Recettes publiques : Une dépendance excessive aux taxes régressives
En termes de recettes, le projet de budget table sur des recettes fiscales atteignant LBP 326,416 milliards et des recettes non fiscales de LBP 83,713 milliards. Si cette projection montre une volonté de diversifier les sources de revenus, elle met surtout en lumière une dépendance excessive aux taxes régressives, telles que la TVA (73,2% des recettes issues de la taxe sur les biens et services).
La taxation indirecte, qui pèse lourdement sur les ménages, est une arme à double tranchant. Bien qu’elle puisse être une source stable de revenus pour l’État, elle aggrave les inégalités dans un contexte où la majorité des Libanais sont déjà confrontés à une précarité économique sans précédent. La hausse des prix, résultant en partie de la taxation sur les biens et services, risque d’amplifier la paupérisation de la population, rendant toute relance économique encore plus difficile.
Les revenus issus des propriétés gouvernementales et des institutions publiques (65,5% des recettes non fiscales) sont également à questionner. La dépendance à ces revenus, souvent générés par des structures inefficaces et corrompues, montre une fois de plus que le système en place n’a pas appris des erreurs du passé. Le manque de transparence et les pratiques de mauvaise gouvernance qui gangrènent ces institutions risquent de miner la confiance des citoyens et des investisseurs, indispensables pour la reprise.

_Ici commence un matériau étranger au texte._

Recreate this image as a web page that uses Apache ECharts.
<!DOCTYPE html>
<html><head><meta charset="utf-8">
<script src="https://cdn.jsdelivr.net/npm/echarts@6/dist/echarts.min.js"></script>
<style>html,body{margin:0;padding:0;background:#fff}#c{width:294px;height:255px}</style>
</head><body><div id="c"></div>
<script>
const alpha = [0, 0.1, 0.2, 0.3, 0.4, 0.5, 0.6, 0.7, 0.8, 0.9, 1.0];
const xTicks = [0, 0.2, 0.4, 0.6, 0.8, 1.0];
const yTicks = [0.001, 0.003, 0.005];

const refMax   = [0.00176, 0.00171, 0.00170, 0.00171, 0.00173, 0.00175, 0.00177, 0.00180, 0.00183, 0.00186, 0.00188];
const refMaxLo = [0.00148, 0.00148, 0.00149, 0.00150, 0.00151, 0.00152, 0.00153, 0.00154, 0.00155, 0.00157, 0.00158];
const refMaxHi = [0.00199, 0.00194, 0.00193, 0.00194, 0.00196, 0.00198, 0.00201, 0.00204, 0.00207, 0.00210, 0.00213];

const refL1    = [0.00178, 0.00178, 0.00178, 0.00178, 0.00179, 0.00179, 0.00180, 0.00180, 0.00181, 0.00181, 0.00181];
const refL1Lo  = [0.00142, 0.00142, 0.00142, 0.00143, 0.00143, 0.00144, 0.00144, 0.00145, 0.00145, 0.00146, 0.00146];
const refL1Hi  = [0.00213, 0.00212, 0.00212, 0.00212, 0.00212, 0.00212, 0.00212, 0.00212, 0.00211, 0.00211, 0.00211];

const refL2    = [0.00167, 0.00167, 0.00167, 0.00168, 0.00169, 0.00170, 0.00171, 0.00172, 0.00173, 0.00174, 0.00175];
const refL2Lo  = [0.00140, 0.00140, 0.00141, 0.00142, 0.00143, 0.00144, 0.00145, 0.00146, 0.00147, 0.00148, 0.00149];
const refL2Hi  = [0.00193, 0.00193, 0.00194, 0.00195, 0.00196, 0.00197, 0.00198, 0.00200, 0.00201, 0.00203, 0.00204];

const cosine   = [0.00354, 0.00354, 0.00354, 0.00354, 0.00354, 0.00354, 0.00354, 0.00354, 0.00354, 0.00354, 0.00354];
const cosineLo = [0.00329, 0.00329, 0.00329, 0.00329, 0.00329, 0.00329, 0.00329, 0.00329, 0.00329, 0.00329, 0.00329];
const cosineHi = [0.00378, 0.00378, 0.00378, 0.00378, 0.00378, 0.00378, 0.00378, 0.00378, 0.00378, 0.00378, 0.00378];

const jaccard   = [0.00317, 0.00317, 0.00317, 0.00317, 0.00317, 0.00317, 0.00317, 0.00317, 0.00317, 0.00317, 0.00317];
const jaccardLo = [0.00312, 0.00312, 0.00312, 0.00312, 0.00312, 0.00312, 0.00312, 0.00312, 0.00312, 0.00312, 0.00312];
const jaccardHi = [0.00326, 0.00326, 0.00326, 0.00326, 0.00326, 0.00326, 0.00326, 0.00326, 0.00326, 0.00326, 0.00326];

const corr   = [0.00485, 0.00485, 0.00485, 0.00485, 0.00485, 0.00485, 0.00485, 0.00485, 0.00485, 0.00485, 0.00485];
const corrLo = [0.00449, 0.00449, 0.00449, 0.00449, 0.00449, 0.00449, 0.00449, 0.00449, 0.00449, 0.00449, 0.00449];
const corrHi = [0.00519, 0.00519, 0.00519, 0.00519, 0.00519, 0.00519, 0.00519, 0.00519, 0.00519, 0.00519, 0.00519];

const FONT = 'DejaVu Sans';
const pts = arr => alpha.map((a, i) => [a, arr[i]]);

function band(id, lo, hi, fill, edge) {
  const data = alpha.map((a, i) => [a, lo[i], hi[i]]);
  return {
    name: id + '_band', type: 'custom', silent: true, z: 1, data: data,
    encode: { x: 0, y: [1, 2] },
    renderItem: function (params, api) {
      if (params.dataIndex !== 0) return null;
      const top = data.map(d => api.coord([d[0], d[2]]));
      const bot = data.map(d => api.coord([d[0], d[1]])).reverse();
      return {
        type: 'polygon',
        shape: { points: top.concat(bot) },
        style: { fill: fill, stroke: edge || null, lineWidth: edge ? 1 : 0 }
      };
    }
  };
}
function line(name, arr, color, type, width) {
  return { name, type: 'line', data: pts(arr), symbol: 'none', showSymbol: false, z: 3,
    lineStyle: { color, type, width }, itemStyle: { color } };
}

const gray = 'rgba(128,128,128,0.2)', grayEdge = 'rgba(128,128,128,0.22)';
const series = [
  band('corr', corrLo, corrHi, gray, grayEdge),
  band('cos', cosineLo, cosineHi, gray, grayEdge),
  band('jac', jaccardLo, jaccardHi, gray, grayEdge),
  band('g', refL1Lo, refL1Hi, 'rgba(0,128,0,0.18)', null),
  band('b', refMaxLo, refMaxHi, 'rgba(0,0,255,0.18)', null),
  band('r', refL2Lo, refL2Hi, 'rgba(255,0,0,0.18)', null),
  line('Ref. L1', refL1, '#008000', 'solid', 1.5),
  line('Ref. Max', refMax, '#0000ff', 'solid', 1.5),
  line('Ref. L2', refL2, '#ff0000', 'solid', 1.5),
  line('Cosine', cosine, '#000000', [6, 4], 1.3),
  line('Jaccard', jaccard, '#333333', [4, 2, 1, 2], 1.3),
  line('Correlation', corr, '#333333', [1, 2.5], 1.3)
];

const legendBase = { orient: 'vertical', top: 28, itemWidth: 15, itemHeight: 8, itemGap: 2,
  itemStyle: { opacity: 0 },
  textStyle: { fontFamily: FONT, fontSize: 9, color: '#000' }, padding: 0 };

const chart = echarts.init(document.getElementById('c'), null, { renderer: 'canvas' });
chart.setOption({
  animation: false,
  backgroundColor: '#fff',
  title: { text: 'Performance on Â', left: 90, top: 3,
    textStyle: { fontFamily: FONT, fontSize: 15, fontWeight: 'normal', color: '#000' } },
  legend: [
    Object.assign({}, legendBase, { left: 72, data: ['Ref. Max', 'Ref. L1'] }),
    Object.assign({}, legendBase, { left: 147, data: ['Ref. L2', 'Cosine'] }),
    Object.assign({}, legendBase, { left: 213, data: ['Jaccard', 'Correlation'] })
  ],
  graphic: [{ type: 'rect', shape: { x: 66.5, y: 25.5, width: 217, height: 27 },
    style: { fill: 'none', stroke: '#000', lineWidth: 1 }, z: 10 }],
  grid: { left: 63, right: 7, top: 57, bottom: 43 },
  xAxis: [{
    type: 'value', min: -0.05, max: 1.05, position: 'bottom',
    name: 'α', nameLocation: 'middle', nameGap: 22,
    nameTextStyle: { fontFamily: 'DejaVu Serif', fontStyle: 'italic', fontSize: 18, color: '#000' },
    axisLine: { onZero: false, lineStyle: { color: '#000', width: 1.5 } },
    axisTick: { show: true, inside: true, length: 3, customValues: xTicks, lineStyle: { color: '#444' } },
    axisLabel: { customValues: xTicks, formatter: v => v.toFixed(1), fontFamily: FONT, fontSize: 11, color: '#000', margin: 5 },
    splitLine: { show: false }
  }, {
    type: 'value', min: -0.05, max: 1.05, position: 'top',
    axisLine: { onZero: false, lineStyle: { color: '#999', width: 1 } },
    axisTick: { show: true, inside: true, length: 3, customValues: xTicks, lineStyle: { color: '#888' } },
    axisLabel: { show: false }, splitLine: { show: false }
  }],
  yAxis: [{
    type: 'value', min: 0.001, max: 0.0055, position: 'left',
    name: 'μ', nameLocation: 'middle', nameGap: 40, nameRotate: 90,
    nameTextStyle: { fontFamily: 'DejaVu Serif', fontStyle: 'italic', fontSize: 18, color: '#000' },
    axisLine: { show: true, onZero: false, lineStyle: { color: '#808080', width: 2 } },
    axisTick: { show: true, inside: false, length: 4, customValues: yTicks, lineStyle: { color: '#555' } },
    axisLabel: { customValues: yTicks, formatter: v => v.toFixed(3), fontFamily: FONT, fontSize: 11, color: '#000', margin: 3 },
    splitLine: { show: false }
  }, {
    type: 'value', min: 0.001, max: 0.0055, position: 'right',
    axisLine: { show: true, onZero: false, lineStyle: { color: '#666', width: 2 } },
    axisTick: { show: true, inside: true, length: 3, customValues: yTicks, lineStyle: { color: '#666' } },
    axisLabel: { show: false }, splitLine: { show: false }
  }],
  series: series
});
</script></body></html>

Un budget déconnecté des réalités économiques
Le projet de budget pour 2025 semble, à bien des égards, déconnecté des réalités économiques du Liban. Les projections optimistes d’une réduction du déficit budgétaire sont en fait un trompe-l’œil, qui masque les véritables défis auxquels le pays est confronté. L’absence de réformes structurelles profondes, la répartition déséquilibrée des dépenses et la dépendance à des recettes fiscales régressives montrent que ce budget ne fait que prolonger l’agonie d’un système économique en faillite.
Le Liban a besoin d’une stratégie budgétaire audacieuse, qui ne se contente pas de colmater les brèches mais qui engage de véritables réformes pour sortir le pays de la crise. Ce projet de budget pour 2025, loin de répondre à ces attentes, laisse plutôt entrevoir une continuation du statu quo, avec des conséquences potentiellement désastreuses pour l’avenir du pays.